■ **What this task involves**
Determine the number of lines that have the string "code" in them, and give only that number.

■ **Information supplied**
^^^^^^^^
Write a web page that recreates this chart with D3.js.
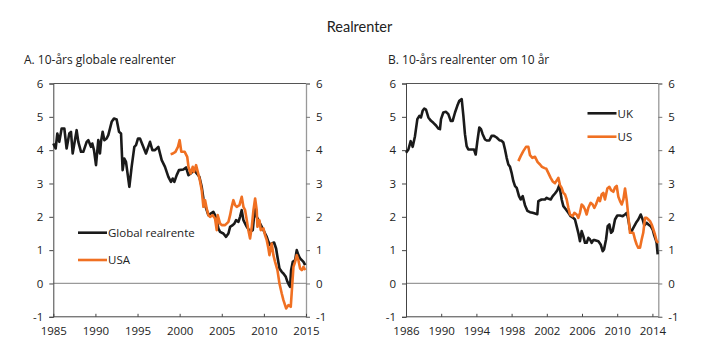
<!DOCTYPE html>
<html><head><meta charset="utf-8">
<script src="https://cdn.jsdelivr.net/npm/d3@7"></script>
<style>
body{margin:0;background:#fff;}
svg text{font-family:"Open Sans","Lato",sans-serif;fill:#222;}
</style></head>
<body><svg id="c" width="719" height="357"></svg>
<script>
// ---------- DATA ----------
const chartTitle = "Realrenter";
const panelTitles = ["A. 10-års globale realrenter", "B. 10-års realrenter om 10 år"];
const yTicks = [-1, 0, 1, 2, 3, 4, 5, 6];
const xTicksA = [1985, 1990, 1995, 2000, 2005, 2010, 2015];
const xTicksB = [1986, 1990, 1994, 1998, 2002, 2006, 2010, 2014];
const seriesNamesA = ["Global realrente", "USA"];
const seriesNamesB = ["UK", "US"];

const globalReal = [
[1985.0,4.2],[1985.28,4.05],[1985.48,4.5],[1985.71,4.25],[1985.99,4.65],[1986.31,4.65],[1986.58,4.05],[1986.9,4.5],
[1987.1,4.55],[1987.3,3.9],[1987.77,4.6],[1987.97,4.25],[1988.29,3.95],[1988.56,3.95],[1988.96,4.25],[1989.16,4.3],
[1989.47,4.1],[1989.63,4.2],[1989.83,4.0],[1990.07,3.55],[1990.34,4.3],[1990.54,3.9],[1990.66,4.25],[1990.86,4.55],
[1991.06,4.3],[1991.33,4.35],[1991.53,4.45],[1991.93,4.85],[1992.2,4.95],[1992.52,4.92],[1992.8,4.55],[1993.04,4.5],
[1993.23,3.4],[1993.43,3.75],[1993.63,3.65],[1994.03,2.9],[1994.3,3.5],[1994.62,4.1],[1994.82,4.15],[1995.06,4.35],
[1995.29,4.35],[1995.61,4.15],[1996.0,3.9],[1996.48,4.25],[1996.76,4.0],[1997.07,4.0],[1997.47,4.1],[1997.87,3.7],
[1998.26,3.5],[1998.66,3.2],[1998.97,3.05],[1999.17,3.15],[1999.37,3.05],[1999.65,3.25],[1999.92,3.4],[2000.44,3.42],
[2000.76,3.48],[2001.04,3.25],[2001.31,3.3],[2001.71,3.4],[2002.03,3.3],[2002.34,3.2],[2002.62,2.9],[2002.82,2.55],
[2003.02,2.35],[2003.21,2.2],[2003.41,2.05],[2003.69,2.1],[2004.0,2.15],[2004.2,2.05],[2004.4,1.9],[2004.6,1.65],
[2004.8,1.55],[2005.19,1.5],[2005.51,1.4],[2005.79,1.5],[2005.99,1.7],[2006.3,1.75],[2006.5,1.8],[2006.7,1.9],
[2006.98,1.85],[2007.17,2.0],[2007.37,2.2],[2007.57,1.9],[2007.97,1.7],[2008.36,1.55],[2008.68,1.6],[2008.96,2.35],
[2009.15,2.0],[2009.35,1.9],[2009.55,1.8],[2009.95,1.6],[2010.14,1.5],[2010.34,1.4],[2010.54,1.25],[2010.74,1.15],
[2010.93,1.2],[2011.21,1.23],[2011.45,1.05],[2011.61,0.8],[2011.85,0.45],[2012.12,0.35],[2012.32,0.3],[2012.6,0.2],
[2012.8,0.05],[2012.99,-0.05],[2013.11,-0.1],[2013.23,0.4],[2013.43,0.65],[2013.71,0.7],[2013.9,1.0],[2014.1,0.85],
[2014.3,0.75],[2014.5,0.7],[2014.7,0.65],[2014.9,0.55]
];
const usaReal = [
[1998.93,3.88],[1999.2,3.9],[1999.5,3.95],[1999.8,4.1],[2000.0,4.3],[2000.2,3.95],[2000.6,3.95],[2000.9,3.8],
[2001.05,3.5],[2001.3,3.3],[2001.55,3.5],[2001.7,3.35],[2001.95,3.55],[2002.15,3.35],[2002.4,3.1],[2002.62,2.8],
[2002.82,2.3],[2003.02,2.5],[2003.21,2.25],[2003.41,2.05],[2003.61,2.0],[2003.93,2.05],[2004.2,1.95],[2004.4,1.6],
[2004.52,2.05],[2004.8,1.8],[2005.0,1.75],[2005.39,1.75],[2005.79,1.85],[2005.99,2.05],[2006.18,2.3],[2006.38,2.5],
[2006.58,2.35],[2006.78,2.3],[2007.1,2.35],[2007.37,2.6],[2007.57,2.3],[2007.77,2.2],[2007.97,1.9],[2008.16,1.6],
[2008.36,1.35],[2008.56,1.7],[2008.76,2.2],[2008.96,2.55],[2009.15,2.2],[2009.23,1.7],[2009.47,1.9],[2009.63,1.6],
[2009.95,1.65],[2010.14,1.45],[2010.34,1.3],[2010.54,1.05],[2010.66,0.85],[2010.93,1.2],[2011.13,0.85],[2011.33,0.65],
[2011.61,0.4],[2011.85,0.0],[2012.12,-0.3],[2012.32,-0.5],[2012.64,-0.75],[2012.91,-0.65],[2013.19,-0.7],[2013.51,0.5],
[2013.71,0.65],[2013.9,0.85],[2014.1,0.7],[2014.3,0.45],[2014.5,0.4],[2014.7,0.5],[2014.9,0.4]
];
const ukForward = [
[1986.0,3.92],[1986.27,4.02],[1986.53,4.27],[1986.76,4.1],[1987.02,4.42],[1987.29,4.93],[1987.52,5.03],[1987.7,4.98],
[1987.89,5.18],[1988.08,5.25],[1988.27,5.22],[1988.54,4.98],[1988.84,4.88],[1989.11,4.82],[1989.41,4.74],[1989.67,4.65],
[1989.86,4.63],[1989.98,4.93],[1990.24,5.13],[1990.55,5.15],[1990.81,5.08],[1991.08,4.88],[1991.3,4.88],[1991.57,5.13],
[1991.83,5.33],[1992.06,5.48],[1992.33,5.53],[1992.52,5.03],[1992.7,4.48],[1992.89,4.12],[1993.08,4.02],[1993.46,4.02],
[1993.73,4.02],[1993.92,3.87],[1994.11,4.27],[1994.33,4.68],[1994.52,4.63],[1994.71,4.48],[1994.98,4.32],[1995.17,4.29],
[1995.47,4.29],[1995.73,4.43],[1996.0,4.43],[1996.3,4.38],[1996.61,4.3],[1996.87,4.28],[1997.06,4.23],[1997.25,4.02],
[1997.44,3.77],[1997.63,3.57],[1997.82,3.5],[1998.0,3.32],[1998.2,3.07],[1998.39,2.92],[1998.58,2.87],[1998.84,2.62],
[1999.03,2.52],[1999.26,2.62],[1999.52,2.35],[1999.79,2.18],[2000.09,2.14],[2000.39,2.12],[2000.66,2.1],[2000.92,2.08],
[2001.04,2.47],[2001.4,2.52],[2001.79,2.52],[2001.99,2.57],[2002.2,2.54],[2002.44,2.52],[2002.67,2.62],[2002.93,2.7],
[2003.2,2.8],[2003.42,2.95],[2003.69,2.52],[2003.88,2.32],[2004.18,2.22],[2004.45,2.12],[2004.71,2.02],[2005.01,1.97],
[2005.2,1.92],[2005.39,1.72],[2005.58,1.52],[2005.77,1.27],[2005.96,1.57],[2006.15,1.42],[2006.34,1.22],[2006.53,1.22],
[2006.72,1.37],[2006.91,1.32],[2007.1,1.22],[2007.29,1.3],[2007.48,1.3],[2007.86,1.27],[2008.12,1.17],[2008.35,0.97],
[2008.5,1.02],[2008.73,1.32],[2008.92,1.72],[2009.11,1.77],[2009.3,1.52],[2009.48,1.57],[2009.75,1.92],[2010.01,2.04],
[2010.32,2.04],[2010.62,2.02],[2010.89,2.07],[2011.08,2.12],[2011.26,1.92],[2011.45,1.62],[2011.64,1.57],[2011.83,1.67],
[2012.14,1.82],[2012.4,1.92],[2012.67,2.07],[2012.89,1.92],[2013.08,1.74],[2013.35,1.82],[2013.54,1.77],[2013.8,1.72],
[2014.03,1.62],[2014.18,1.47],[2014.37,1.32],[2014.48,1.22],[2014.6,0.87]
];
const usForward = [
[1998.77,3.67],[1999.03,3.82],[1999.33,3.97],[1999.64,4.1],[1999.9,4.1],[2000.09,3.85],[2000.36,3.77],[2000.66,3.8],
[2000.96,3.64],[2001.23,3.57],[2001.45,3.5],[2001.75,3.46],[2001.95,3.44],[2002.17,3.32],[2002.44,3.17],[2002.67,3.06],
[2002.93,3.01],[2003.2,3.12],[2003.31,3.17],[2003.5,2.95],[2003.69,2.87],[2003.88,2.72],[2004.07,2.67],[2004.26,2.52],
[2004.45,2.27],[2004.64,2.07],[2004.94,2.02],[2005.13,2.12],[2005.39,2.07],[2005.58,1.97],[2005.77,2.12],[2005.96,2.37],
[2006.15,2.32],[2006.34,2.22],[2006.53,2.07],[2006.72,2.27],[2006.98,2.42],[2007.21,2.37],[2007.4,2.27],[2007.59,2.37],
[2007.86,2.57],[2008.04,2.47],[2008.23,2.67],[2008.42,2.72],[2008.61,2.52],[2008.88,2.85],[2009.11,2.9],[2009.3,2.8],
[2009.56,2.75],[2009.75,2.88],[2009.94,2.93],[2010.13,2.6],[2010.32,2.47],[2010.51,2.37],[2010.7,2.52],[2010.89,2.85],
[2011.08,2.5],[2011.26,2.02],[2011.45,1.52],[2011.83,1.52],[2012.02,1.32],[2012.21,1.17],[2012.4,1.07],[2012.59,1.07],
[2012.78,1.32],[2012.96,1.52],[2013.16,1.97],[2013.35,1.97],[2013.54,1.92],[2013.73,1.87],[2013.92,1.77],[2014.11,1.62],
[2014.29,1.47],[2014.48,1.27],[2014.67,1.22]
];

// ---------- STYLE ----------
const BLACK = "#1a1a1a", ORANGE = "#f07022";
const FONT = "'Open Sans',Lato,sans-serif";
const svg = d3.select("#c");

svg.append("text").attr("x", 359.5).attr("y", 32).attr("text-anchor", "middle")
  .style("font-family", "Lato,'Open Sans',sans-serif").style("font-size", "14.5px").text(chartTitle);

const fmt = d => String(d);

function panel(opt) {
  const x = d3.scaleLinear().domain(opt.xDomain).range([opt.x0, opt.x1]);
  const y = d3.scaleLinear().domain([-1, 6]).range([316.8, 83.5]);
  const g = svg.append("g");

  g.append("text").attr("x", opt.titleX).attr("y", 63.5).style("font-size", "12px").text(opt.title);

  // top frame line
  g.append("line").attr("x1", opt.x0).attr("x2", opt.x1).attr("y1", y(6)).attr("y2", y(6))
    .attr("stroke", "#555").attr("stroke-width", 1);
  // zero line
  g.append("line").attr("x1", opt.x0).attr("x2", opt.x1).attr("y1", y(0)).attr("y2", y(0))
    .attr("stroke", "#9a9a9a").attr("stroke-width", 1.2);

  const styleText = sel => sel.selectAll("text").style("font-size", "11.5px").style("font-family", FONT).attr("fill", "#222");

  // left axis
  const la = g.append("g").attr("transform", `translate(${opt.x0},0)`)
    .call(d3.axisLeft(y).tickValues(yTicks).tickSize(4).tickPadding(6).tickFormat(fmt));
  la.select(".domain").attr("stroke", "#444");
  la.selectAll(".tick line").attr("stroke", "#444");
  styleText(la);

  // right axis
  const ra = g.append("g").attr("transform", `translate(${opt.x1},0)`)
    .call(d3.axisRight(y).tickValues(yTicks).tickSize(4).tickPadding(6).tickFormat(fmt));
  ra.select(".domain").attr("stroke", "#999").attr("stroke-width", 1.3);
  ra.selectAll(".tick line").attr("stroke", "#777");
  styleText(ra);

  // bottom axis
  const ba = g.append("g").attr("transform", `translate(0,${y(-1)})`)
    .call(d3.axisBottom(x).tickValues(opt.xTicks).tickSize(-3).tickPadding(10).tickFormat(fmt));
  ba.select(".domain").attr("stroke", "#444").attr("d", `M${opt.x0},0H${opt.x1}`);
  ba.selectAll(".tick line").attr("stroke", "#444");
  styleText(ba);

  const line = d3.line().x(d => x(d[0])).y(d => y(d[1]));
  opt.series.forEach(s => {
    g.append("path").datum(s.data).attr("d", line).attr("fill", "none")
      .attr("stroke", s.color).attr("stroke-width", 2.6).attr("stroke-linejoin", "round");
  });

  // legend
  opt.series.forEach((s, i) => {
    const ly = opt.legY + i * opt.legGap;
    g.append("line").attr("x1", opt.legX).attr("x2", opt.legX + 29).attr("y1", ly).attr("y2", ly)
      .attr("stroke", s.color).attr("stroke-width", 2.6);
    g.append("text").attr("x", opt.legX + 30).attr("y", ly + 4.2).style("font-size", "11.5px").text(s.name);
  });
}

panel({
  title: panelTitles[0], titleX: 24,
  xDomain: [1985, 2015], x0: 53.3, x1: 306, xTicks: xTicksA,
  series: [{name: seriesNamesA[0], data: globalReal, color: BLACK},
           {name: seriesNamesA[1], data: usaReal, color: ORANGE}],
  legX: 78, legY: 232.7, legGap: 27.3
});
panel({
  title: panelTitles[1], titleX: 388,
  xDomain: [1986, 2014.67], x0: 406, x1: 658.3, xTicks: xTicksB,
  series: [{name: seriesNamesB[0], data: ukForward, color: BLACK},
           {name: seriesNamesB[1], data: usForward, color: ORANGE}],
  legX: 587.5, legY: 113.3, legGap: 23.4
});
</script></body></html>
^^^^^^^^
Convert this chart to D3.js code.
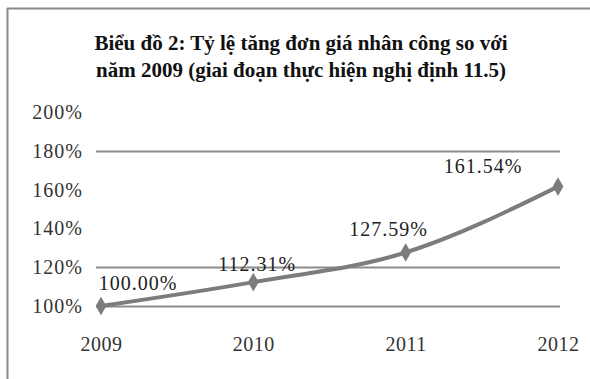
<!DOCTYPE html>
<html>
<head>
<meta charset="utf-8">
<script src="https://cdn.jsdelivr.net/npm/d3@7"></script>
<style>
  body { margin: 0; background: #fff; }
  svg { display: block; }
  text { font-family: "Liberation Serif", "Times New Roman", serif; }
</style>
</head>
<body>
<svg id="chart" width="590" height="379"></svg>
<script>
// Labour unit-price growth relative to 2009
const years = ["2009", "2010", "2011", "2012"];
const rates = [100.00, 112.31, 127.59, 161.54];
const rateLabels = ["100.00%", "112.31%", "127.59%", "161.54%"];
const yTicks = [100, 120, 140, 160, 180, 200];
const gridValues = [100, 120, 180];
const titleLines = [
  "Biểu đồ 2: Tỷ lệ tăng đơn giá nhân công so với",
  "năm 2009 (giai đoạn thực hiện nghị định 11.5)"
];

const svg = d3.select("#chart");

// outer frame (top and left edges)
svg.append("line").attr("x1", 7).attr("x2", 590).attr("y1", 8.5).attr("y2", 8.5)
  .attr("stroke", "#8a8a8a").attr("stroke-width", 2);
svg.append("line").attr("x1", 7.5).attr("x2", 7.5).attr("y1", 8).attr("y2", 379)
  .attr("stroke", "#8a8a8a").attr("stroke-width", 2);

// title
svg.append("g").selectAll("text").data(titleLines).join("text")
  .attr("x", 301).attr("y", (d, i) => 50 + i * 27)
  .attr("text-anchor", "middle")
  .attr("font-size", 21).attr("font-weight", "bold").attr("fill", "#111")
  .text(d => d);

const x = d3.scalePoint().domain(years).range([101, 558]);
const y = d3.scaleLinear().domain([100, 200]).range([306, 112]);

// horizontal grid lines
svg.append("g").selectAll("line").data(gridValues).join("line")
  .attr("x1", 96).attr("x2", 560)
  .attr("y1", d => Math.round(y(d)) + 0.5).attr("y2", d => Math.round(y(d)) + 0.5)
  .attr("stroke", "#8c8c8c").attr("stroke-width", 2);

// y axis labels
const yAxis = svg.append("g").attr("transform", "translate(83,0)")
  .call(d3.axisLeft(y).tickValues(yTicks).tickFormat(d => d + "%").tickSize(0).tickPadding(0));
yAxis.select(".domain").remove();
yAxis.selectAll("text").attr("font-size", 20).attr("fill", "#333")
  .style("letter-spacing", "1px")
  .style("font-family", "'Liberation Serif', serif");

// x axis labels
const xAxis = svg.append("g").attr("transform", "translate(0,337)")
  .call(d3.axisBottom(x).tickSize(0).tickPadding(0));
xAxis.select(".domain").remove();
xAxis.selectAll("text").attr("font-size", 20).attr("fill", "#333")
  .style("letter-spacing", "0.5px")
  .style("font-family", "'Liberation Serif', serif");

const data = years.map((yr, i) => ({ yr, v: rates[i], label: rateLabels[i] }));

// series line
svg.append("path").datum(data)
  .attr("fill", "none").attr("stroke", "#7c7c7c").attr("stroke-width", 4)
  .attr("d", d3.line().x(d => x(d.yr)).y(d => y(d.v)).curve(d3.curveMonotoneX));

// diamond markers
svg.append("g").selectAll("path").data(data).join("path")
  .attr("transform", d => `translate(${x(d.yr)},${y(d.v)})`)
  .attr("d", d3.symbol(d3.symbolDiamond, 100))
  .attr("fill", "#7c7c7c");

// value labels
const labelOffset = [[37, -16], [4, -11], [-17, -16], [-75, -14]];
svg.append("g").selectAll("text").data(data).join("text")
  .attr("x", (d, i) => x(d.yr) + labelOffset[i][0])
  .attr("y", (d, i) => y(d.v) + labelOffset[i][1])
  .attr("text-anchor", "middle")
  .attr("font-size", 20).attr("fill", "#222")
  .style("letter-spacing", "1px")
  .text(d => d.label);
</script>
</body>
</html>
^^^^^^^^
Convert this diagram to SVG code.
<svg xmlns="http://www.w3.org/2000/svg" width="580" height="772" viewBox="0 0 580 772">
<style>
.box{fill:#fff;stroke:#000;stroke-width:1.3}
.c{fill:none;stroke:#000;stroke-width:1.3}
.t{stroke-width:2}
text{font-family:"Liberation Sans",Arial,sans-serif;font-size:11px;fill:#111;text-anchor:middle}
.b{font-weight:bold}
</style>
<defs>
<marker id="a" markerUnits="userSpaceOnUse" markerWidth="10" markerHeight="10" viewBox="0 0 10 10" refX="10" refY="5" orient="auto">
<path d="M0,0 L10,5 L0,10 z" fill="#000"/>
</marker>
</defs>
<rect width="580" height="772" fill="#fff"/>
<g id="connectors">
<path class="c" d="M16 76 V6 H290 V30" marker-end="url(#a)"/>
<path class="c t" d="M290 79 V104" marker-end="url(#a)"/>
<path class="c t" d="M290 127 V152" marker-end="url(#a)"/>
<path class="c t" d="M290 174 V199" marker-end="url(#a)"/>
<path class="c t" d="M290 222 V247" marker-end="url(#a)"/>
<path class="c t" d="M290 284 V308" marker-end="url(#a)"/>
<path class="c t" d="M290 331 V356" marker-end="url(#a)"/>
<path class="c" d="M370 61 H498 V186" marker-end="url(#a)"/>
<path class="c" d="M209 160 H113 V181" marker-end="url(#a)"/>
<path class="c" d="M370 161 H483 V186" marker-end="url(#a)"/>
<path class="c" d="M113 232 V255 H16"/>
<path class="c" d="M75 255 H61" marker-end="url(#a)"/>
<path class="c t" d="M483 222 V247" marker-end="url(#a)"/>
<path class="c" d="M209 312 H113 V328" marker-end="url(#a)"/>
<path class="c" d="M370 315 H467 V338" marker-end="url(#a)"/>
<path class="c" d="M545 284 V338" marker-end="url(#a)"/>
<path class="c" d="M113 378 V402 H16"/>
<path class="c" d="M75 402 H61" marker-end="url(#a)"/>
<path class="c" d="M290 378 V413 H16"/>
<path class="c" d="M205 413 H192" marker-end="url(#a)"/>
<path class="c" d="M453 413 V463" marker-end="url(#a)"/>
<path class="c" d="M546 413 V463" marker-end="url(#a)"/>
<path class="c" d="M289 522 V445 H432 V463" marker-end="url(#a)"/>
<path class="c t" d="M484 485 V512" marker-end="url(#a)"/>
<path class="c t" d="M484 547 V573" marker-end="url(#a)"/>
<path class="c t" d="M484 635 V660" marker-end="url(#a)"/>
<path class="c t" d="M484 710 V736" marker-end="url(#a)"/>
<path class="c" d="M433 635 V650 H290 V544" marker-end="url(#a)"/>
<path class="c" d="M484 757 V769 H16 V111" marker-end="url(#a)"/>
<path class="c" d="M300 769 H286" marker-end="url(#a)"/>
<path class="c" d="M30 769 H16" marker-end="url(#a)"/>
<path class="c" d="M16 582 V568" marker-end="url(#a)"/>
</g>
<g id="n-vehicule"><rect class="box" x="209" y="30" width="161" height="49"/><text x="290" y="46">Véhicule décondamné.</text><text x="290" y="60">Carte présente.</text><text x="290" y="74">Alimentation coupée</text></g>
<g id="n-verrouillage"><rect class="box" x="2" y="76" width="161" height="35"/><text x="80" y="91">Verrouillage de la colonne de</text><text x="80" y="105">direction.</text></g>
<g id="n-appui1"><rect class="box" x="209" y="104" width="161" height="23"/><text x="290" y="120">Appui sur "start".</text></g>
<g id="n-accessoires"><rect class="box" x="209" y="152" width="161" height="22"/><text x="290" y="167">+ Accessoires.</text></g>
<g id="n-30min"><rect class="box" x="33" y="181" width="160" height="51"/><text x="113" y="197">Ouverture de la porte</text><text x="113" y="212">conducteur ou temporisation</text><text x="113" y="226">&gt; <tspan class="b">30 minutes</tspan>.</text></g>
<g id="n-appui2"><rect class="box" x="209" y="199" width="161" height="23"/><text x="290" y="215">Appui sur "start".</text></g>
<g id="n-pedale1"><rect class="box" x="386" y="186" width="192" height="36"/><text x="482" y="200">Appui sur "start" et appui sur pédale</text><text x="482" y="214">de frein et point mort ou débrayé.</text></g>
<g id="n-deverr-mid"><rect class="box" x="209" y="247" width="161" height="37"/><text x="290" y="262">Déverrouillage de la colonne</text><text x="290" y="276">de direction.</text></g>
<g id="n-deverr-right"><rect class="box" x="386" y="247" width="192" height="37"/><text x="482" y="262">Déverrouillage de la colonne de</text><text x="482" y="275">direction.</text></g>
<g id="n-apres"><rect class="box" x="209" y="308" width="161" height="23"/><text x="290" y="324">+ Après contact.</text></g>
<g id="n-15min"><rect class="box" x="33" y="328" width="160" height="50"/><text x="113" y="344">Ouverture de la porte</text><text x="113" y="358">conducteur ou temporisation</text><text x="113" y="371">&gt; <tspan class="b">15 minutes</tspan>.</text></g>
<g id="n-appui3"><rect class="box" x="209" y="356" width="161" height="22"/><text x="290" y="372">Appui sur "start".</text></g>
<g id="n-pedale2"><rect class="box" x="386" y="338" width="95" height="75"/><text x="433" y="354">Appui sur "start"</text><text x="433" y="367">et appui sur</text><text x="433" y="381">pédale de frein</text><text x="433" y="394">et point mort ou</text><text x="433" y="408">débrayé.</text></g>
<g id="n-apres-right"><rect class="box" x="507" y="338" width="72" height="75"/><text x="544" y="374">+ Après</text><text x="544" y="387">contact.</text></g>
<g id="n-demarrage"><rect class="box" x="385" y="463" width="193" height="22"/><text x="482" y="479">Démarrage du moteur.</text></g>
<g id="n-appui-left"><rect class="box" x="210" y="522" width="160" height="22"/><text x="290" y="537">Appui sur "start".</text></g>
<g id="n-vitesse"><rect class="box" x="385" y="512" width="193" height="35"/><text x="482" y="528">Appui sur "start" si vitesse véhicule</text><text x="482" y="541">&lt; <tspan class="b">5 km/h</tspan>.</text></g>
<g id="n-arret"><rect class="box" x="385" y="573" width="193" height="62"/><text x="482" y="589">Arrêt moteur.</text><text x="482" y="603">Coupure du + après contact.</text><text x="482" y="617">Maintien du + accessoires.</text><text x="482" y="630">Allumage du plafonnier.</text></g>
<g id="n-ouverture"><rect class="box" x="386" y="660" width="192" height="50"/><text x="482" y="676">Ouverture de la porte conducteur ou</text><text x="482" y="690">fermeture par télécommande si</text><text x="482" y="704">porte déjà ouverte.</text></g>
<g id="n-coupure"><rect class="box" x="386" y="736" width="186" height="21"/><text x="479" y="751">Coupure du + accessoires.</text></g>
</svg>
^^^^^^^^
■ **Written answer**
2